## Exercise requirements
Write the data out again exactly, dropping any images it holds.

==== Data provided ====

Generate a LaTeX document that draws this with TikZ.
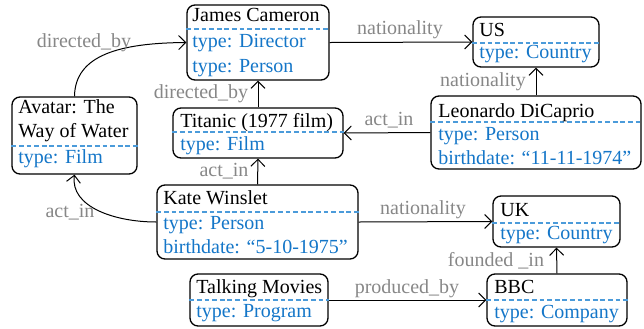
\documentclass[tikz,border=0pt]{standalone}
\usepackage{fontspec}
\setmainfont{Liberation Serif}
\usetikzlibrary{fit,arrows.meta}
\definecolor{attrblue}{RGB}{20,118,200}
\definecolor{sepblue}{RGB}{75,155,218}
\definecolor{lblgray}{RGB}{135,135,135}
\tikzset{
  box/.style={draw=black, line width=0.65pt, rounded corners=4pt, inner sep=0pt, fit={#1}},
  sepline/.style={draw=sepblue, line width=0.65pt, dash pattern=on 2.4pt off 1.4pt},
  ttl/.style={anchor=base west, inner sep=0pt, text=black, font=\fontsize{10}{12}\selectfont},
  attr/.style={anchor=base west, inner sep=0pt, text=attrblue, font=\fontsize{10}{12}\selectfont},
  lbl/.style={anchor=base, inner sep=0pt, text=lblgray, font=\fontsize{10}{12}\selectfont},
  rel/.style={draw=black, line width=0.5pt, -{Straight Barb[length=3.5pt,width=7pt]}},
}
\begin{document}
\begin{tikzpicture}[x=0.5pt,y=-0.5pt]
\useasboundingbox (0,0) rectangle (644,328);
% James Cameron
\node[box={(187,5) (329,80)}] (jc) {};
\draw[sepline] (jc.west |- 0,29) -- (jc.east |- 0,29);
\node[ttl] (jct) at (192,21) {James Cameron};
\node[attr] (jca) at (192,47) {type: Director};
\node[attr] (jcb) at (192,72) {type: Person};
% US
\node[box={(473,17) (599,67)}] (us) {};
\draw[sepline] (us.west |- 0,43) -- (us.east |- 0,43);
\node[ttl] (ust) at (479,36) {US};
\node[attr] (usa) at (479,58) {type: Country};
% Leonardo
\node[box={(431,96) (641,169)}] (leo) {};
\draw[sepline] (leo.west |- 0,122) -- (leo.east |- 0,122);
\node[ttl] (leot) at (438,117) {Leonardo DiCaprio};
\node[attr] (leoa) at (438,140) {type: Person};
\node[attr] (leob) at (438,164) {birthdate: “11-11-1974”};
% Titanic
\node[box={(173,108) (343,158)}] (tit) {};
\draw[sepline] (tit.west |- 0,132) -- (tit.east |- 0,132);
\node[ttl] (titt) at (180,127) {Titanic (1977 film)};
\node[attr] (tita) at (180,150) {type: Film};
% Avatar
\node[box={(12,97) (137,174)}] (av) {};
\draw[sepline] (av.west |- 0,146) -- (av.east |- 0,146);
\node[ttl] (avt) at (18,113) {Avatar: The};
\node[ttl] (avu) at (18,137) {Way of Water};
\node[attr] (ava) at (18,163) {type: Film};
% Kate Winslet
\node[box={(157,185) (358,259)}] (kw) {};
\draw[sepline] (kw.west |- 0,212) -- (kw.east |- 0,212);
\node[ttl] (kwt) at (163,204) {Kate Winslet};
\node[attr] (kwa) at (163,229) {type: Person};
\node[attr] (kwb) at (163,253) {birthdate: “5-10-1975”};
% UK
\node[box={(493,196) (620,247)}] (uk) {};
\draw[sepline] (uk.west |- 0,223) -- (uk.east |- 0,223);
\node[ttl] (ukt) at (500,216) {UK};
\node[attr] (uka) at (500,239) {type: Country};
% Talking Movies
\node[box={(190,274) (328,326)}] (tm) {};
\draw[sepline] (tm.west |- 0,300) -- (tm.east |- 0,300);
\node[ttl] (tmt) at (196,293) {Talking Movies};
\node[attr] (tma) at (196,317) {type: Program};
% BBC
\node[box={(487,274) (627,326)}] (bbc) {};
\draw[sepline] (bbc.west |- 0,300) -- (bbc.east |- 0,300);
\node[ttl] (bbct) at (494,293) {BBC};
\node[attr] (bbca) at (494,318) {type: Company};
% edges
\draw[rel] (av.north) .. controls (75,55) and (120,43) .. (jc.west);
\node[lbl] (l1) at (84,47) {directed\_by};
\draw[rel] (tit.north) -- (jc.south);
\node[lbl] (l2) at (201,98) {directed\_by};
\draw[rel] (kw.north) -- (tit.south);
\node[lbl] (l3) at (224,176) {act\_in};
\draw[rel] (kw.west) .. controls (115,222) and (70,207) .. (av.south);
\node[lbl] (l4) at (70,217) {act\_in};
\draw[rel] (jc.east) -- (us.west);
\node[lbl] (l5) at (400,34) {nationality};
\draw[rel] (leo.north) -- (us.south);
\node[lbl] (l6) at (483,86) {nationality};
\draw[rel] (leo.west) -- (tit.east);
\node[lbl] (l7) at (389,125) {act\_in};
\draw[rel] (kw.east) -- (uk.west);
\node[lbl] (l8) at (423,214) {nationality};
\draw[rel] (bbc.north) -- (uk.south);
\node[lbl] (l9) at (496,266) {founded \_in};
\draw[rel] (tm.east) -- (bbc.west);
\node[lbl] (l10) at (407,293) {produced\_by};
\end{tikzpicture}
\end{document}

====

## Written answer
Generate a LaTeX document that draws this with TikZ.
\documentclass[tikz,border=0pt]{standalone}
\usepackage{fontspec}
\setmainfont{Liberation Serif}
\usetikzlibrary{fit,arrows.meta}
\definecolor{attrblue}{RGB}{20,118,200}
\definecolor{sepblue}{RGB}{75,155,218}
\definecolor{lblgray}{RGB}{135,135,135}
\tikzset{
  box/.style={draw=black, line width=0.65pt, rounded corners=4pt, inner sep=0pt, fit={#1}},
  sepline/.style={draw=sepblue, line width=0.65pt, dash pattern=on 2.4pt off 1.4pt},
  ttl/.style={anchor=base west, inner sep=0pt, text=black, font=\fontsize{10}{12}\selectfont},
  attr/.style={anchor=base west, inner sep=0pt, text=attrblue, font=\fontsize{10}{12}\selectfont},
  lbl/.style={anchor=base, inner sep=0pt, text=lblgray, font=\fontsize{10}{12}\selectfont},
  rel/.style={draw=black, line width=0.5pt, -{Straight Barb[length=3.5pt,width=7pt]}},
}
\begin{document}
\begin{tikzpicture}[x=0.5pt,y=-0.5pt]
\useasboundingbox (0,0) rectangle (644,328);
% James Cameron
\node[box={(187,5) (329,80)}] (jc) {};
\draw[sepline] (jc.west |- 0,29) -- (jc.east |- 0,29);
\node[ttl] (jct) at (192,21) {James Cameron};
\node[attr] (jca) at (192,47) {type: Director};
\node[attr] (jcb) at (192,72) {type: Person};
% US
\node[box={(473,17) (599,67)}] (us) {};
\draw[sepline] (us.west |- 0,43) -- (us.east |- 0,43);
\node[ttl] (ust) at (479,36) {US};
\node[attr] (usa) at (479,58) {type: Country};
% Leonardo
\node[box={(431,96) (641,169)}] (leo) {};
\draw[sepline] (leo.west |- 0,122) -- (leo.east |- 0,122);
\node[ttl] (leot) at (438,117) {Leonardo DiCaprio};
\node[attr] (leoa) at (438,140) {type: Person};
\node[attr] (leob) at (438,164) {birthdate: “11-11-1974”};
% Titanic
\node[box={(173,108) (343,158)}] (tit) {};
\draw[sepline] (tit.west |- 0,132) -- (tit.east |- 0,132);
\node[ttl] (titt) at (180,127) {Titanic (1977 film)};
\node[attr] (tita) at (180,150) {type: Film};
% Avatar
\node[box={(12,97) (137,174)}] (av) {};
\draw[sepline] (av.west |- 0,146) -- (av.east |- 0,146);
\node[ttl] (avt) at (18,113) {Avatar: The};
\node[ttl] (avu) at (18,137) {Way of Water};
\node[attr] (ava) at (18,163) {type: Film};
% Kate Winslet
\node[box={(157,185) (358,259)}] (kw) {};
\draw[sepline] (kw.west |- 0,212) -- (kw.east |- 0,212);
\node[ttl] (kwt) at (163,204) {Kate Winslet};
\node[attr] (kwa) at (163,229) {type: Person};
\node[attr] (kwb) at (163,253) {birthdate: “5-10-1975”};
% UK
\node[box={(493,196) (620,247)}] (uk) {};
\draw[sepline] (uk.west |- 0,223) -- (uk.east |- 0,223);
\node[ttl] (ukt) at (500,216) {UK};
\node[attr] (uka) at (500,239) {type: Country};
% Talking Movies
\node[box={(190,274) (328,326)}] (tm) {};
\draw[sepline] (tm.west |- 0,300) -- (tm.east |- 0,300);
\node[ttl] (tmt) at (196,293) {Talking Movies};
\node[attr] (tma) at (196,317) {type: Program};
% BBC
\node[box={(487,274) (627,326)}] (bbc) {};
\draw[sepline] (bbc.west |- 0,300) -- (bbc.east |- 0,300);
\node[ttl] (bbct) at (494,293) {BBC};
\node[attr] (bbca) at (494,318) {type: Company};
% edges
\draw[rel] (av.north) .. controls (75,55) and (120,43) .. (jc.west);
\node[lbl] (l1) at (84,47) {directed\_by};
\draw[rel] (tit.north) -- (jc.south);
\node[lbl] (l2) at (201,98) {directed\_by};
\draw[rel] (kw.north) -- (tit.south);
\node[lbl] (l3) at (224,176) {act\_in};
\draw[rel] (kw.west) .. controls (115,222) and (70,207) .. (av.south);
\node[lbl] (l4) at (70,217) {act\_in};
\draw[rel] (jc.east) -- (us.west);
\node[lbl] (l5) at (400,34) {nationality};
\draw[rel] (leo.north) -- (us.south);
\node[lbl] (l6) at (483,86) {nationality};
\draw[rel] (leo.west) -- (tit.east);
\node[lbl] (l7) at (389,125) {act\_in};
\draw[rel] (kw.east) -- (uk.west);
\node[lbl] (l8) at (423,214) {nationality};
\draw[rel] (bbc.north) -- (uk.south);
\node[lbl] (l9) at (496,266) {founded \_in};
\draw[rel] (tm.east) -- (bbc.west);
\node[lbl] (l10) at (407,293) {produced\_by};
\end{tikzpicture}
\end{document}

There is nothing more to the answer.